= Murgon fossil site =

The Murgon fossil site is a paleontological site of early Eocene age in south-eastern Queensland, Australia. It lies near the town of Murgon, some 270 km north-west of Brisbane. The Murgon site is important as the only site on the continent with a diverse range of vertebrate fossils dating from the early Paleogene Period (55 million years ago, only 11 million years after the extinction of the non-avian dinosaurs), making it a crucial period in mammal evolution. It is also important in demonstrating Australia's Gondwanan links with South America in the form of similar fossils from the two continents.

==Geology==
Volcanic rock which has been estimated to be 40 million years old overlays the site. Therefore, the Murgon fossils must be older than this.

The site is mostly clay which was laid down in a lake which formed in a volcanic crater.

==Fossil fauna==
The fossil fauna reported from Murgon is referred to as the Tingamarra fauna. The most common fossil at the site are of crocodiles and giant trionychidae turtles which have become extinct in Australia. Fossils from Murgon include the world's oldest songbirds, the oldest Australian marsupials, and the only fossils of leiopelmatid frogs outside of the Saint Bathans Fauna. Vertebrae fossils recovered from the site have been tentatively attributed to salamanders, though their identity remains disputed. Evidence of the Gondwanan connection comes with the appearance of a madstoiid snake in the genus Alamitophis, also found in Argentina, and of microbiotheriid marsupials, otherwise only known from South America. The earliest Australian frog fossil was found there.
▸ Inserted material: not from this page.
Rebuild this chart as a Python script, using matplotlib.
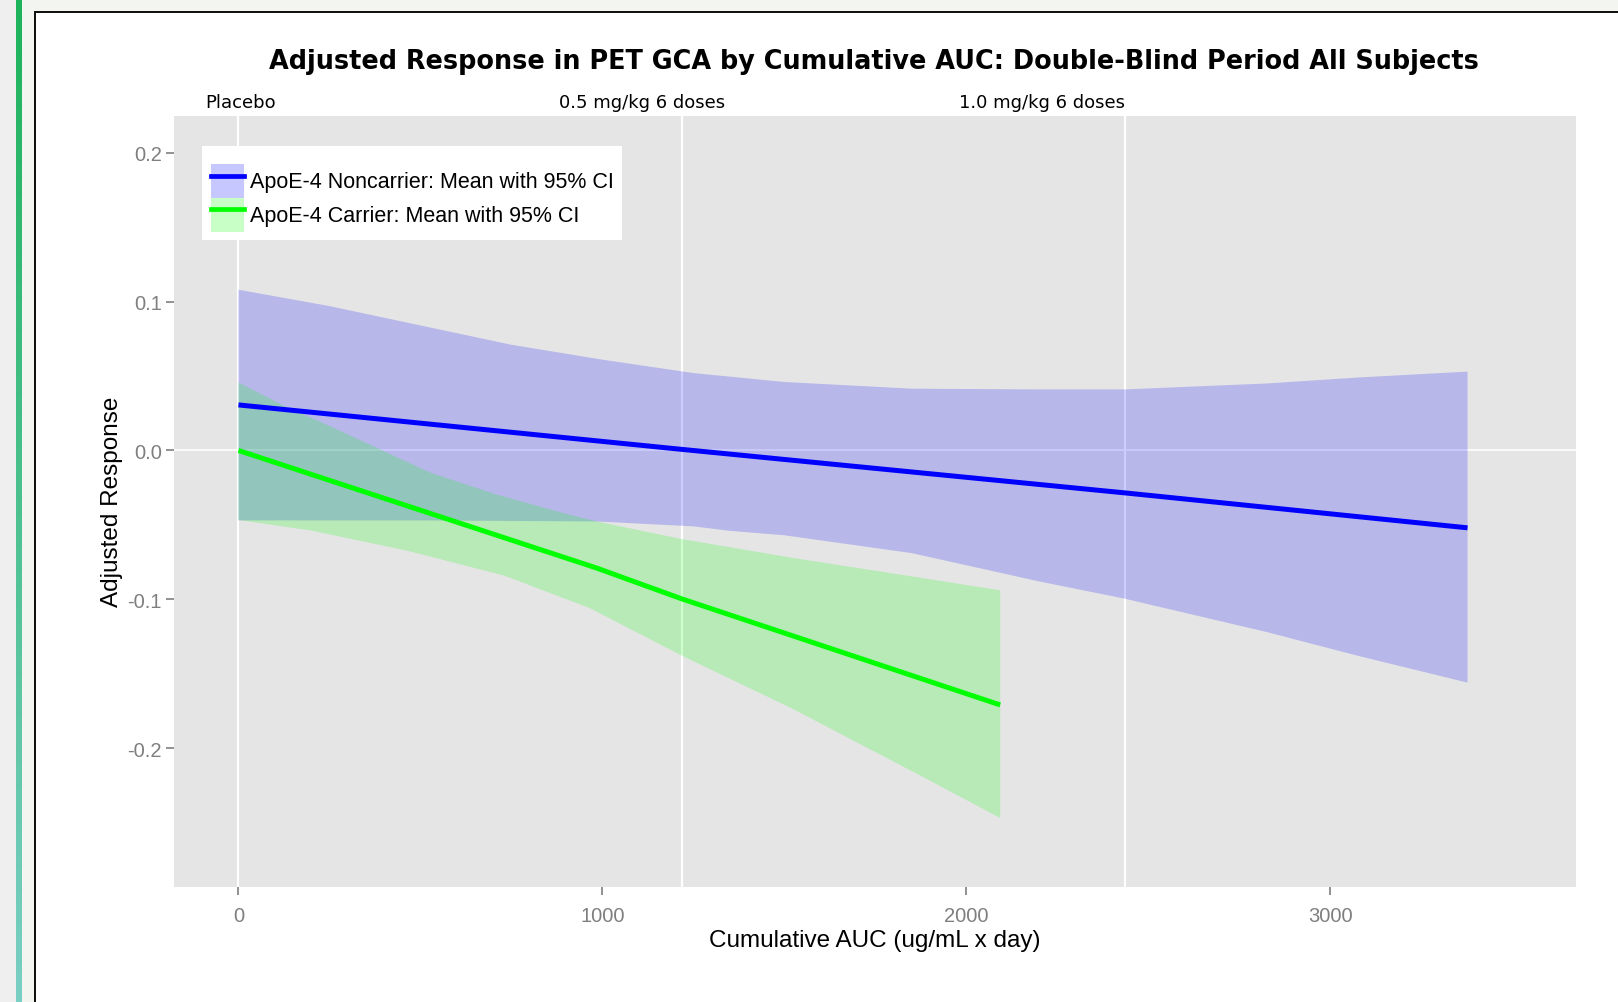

Other notable examples of the Tingamarra fauna from Murgon are:
- Thylacotinga bartholomaii – a strange marsupial omnivore
- Tingamarra porterorum – possibly Australia's oldest placental land mammal, though not without controversy
- Australonycteris clarkae – Australia’s earliest known bat species. Estimated to be 55 million years old, this is one of the oldest bat fossils ever to be found. The early bat discovery indicates the group was widespread shortly after its appearance in the fossil record.
- A fossil once referred to the genus Chulpasia, now identified as some unspecified metatherian.
- Archaeonothos, a strange carnivorous metatherian.

Because of closer links between current South American species than ancient Australian families, it has been hypothesised that there must have been large exchanges of species between continents when they were once linked by Antarctica.

After the discoveries at this site, no mammalian fossils have been identified in the following 30 million years.